# Instructions to follow
Restate, exactly and without pictures, the lines from the start of the listing below through the line holding "(O) -- (L) -- (RWt);".

# Data lines
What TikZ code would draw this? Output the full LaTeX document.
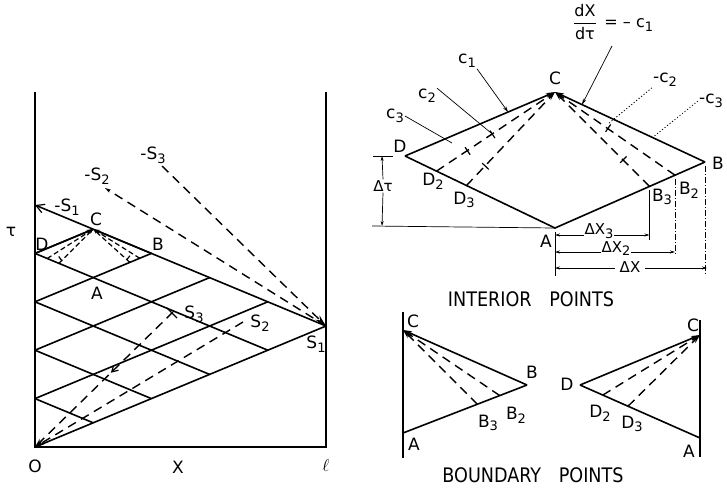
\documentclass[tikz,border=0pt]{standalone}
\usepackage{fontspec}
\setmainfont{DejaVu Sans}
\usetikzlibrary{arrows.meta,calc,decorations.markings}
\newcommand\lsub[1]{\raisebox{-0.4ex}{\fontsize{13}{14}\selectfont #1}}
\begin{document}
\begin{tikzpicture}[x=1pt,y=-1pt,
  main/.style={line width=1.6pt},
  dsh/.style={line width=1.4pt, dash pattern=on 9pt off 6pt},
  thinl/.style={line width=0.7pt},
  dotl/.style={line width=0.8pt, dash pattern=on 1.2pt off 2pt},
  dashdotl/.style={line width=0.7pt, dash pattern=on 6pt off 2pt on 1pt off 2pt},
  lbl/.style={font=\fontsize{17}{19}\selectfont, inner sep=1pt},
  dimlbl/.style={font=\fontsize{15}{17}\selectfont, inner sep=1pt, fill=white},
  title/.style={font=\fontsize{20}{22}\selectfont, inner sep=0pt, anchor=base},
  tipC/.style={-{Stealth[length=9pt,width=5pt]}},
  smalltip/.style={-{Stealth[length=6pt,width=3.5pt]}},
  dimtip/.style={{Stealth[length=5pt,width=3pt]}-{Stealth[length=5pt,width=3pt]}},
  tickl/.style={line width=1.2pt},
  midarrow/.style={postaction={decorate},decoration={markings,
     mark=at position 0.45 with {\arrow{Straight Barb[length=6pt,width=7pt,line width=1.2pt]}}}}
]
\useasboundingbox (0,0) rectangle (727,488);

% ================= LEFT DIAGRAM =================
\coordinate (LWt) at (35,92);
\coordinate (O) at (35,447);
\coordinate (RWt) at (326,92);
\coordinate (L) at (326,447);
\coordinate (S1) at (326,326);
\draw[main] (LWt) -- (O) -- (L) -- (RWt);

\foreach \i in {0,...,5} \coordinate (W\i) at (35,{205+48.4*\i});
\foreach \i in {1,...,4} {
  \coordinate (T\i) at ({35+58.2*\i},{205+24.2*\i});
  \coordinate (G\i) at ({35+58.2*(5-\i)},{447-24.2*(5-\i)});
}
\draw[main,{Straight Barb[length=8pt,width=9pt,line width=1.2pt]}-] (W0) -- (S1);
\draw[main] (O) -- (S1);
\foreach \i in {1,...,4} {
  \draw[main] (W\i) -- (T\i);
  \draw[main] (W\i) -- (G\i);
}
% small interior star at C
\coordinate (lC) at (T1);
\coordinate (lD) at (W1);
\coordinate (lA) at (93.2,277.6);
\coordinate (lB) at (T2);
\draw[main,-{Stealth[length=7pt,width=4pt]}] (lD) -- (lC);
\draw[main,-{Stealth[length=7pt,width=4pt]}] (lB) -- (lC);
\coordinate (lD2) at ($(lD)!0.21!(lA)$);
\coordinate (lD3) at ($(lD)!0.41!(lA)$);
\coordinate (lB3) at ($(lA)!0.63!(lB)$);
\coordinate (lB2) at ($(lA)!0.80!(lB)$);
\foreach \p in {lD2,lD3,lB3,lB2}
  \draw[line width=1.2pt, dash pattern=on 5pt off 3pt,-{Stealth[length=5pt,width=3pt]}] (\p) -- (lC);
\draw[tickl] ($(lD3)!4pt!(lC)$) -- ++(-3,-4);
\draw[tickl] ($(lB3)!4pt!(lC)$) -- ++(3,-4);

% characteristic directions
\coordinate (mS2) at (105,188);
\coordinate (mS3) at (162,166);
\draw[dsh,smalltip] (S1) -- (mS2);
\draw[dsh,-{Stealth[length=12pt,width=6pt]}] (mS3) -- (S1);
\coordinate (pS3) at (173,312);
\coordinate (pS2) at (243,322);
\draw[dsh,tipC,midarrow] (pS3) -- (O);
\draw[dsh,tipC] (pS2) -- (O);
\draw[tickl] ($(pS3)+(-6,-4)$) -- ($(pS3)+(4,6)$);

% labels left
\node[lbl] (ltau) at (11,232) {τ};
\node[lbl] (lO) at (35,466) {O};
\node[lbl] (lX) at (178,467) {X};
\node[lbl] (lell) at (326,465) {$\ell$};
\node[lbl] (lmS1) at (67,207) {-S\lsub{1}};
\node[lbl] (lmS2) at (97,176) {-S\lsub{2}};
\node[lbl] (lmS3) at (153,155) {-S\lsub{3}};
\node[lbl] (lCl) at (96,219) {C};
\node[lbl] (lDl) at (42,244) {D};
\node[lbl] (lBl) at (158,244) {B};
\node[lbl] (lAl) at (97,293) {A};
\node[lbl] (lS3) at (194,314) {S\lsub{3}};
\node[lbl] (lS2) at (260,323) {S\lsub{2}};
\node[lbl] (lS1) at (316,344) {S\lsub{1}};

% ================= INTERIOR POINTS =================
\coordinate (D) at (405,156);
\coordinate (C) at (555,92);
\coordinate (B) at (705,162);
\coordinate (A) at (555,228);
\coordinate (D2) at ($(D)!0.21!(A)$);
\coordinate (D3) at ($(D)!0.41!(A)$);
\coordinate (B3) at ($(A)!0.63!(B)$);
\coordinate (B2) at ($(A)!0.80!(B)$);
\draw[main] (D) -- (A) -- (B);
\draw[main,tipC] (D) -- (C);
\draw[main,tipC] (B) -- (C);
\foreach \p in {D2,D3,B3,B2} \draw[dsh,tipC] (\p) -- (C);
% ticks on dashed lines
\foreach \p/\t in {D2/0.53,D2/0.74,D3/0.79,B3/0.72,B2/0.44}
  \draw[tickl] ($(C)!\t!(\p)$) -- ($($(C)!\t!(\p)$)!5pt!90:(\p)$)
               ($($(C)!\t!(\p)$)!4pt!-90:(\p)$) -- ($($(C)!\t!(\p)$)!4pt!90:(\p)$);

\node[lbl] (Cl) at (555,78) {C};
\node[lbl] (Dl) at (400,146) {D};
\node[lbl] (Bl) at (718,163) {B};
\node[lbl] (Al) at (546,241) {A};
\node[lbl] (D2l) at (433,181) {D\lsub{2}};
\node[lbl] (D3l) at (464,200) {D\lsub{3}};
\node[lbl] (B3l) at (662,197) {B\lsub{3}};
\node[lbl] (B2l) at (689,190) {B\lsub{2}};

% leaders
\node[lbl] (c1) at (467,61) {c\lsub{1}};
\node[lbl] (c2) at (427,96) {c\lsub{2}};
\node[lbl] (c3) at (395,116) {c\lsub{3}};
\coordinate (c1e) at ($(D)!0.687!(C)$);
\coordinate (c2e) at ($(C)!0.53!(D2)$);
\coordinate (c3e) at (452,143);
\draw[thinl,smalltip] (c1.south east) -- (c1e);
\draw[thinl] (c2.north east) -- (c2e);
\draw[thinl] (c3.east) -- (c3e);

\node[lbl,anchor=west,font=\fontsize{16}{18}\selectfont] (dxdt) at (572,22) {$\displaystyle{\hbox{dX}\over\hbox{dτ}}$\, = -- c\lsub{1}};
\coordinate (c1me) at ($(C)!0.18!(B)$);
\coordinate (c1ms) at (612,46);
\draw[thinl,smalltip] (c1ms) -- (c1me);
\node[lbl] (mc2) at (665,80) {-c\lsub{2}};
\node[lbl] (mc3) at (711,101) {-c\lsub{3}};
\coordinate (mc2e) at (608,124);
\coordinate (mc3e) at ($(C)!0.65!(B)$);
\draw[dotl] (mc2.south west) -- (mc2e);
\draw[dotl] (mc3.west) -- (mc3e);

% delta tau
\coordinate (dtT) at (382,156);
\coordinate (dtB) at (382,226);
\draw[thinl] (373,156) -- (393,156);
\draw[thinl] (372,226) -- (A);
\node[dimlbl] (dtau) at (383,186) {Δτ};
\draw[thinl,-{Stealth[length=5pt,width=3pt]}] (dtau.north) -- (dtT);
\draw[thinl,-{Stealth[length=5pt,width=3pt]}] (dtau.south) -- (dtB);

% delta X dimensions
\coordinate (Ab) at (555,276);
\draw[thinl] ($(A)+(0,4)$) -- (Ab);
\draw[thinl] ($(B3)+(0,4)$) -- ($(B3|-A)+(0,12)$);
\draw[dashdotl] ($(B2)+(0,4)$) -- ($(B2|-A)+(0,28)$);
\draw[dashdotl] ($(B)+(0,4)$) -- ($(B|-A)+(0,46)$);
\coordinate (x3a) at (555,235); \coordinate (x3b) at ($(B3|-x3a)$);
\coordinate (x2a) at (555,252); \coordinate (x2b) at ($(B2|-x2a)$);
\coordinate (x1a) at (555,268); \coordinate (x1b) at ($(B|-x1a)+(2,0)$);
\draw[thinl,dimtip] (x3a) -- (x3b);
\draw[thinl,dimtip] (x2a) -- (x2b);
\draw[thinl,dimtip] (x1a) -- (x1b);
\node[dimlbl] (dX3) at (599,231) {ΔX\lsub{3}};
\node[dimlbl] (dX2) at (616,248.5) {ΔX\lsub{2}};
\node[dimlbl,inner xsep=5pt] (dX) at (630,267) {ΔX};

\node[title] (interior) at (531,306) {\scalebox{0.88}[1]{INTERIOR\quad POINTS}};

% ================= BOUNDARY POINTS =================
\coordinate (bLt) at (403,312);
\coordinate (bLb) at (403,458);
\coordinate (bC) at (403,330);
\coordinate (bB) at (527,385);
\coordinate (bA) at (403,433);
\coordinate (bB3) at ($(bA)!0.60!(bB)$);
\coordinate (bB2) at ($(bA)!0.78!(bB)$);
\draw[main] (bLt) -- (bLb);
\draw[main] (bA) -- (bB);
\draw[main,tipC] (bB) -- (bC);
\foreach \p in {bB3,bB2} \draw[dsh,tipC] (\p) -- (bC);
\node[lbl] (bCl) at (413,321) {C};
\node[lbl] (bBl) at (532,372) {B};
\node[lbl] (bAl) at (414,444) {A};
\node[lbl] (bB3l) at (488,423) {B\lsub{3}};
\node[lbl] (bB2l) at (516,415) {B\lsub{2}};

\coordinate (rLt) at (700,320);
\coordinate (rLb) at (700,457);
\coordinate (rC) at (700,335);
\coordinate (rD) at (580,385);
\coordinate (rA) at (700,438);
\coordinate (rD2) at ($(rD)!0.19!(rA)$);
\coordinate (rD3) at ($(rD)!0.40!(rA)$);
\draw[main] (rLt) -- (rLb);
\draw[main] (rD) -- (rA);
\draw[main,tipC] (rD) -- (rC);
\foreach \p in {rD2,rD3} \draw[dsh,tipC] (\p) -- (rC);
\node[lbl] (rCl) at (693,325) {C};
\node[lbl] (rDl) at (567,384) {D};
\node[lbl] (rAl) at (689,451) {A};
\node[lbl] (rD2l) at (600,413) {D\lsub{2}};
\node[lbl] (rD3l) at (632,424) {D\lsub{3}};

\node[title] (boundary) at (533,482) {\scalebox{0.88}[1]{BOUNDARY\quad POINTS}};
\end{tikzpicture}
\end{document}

# Task response
What TikZ code would draw this? Output the full LaTeX document.
\documentclass[tikz,border=0pt]{standalone}
\usepackage{fontspec}
\setmainfont{DejaVu Sans}
\usetikzlibrary{arrows.meta,calc,decorations.markings}
\newcommand\lsub[1]{\raisebox{-0.4ex}{\fontsize{13}{14}\selectfont #1}}
\begin{document}
\begin{tikzpicture}[x=1pt,y=-1pt,
  main/.style={line width=1.6pt},
  dsh/.style={line width=1.4pt, dash pattern=on 9pt off 6pt},
  thinl/.style={line width=0.7pt},
  dotl/.style={line width=0.8pt, dash pattern=on 1.2pt off 2pt},
  dashdotl/.style={line width=0.7pt, dash pattern=on 6pt off 2pt on 1pt off 2pt},
  lbl/.style={font=\fontsize{17}{19}\selectfont, inner sep=1pt},
  dimlbl/.style={font=\fontsize{15}{17}\selectfont, inner sep=1pt, fill=white},
  title/.style={font=\fontsize{20}{22}\selectfont, inner sep=0pt, anchor=base},
  tipC/.style={-{Stealth[length=9pt,width=5pt]}},
  smalltip/.style={-{Stealth[length=6pt,width=3.5pt]}},
  dimtip/.style={{Stealth[length=5pt,width=3pt]}-{Stealth[length=5pt,width=3pt]}},
  tickl/.style={line width=1.2pt},
  midarrow/.style={postaction={decorate},decoration={markings,
     mark=at position 0.45 with {\arrow{Straight Barb[length=6pt,width=7pt,line width=1.2pt]}}}}
]
\useasboundingbox (0,0) rectangle (727,488);

% ================= LEFT DIAGRAM =================
\coordinate (LWt) at (35,92);
\coordinate (O) at (35,447);
\coordinate (RWt) at (326,92);
\coordinate (L) at (326,447);
\coordinate (S1) at (326,326);
\draw[main] (LWt) -- (O) -- (L) -- (RWt);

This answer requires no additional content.